The game is called Mixed-up Mother Goose for a reason, and it's not because the nursery rhymes featured are "mixed-up" with others. You are transported to a land of Banbury where several objects are littered everywhere. It is up to the player to take these objects to the person who is featured in the rhymes. Although there are some rhymes that I knew from school such as Humpty Dumpty and Little Miss Muffet, I haven't heard most of them.
Once the player correctly matches the object with the person, the game reproduces the nursery rhyme, complete with animations. Although the nursery rhymes sounds tolerable through the PC Speaker, it sounds a lot better if you own a Tandy computer. What's good about the rhymes is that the player can sing along to them while they watch the animations. As far as the animations go, they blend in with the verses, and they look neat. The main theme song also sounds nice.

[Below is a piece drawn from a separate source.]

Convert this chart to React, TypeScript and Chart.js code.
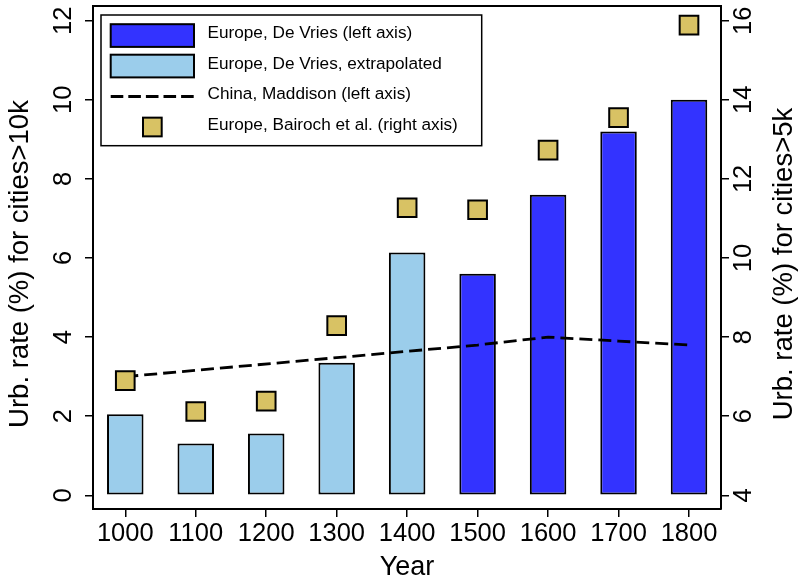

The game uses a modified version of Sierra's AGI engine. Picking up objects is as easy as touching them. They are displayed in the box in the upper-right corner, and remains there until it is given to their owner, which can be achieved also by touching. I like this game mechanic as it is easier to do things in the game. You don't have to enter "pick up object" or "give object to someone". One object can be carried at a time, making it easier for children since it avoids confusion about the number of objects are stored and what they look like.
The graphics are very good even under the low resolution of 160x200. The roads, as well as the houses that line them, are laid out nicely; and the interiors are well designed. The game world itself is huge, and it is easy to get lost without a map. It is nice that the game has a night time setting, to accompany the Hey-Diddle-Diddle nursery rhyme.
Finally, the game is replayable. With the exception of the watering can, each object is placed in a different spot each new game, meaning that children can't memorize the locations of all objects. Also, selecting your appearance before you start the game is a nice touch. I got to play as a child that looks like me, but without the glasses!
The BadRoberta knows how to make a kid's game, so I have nothing to complain about.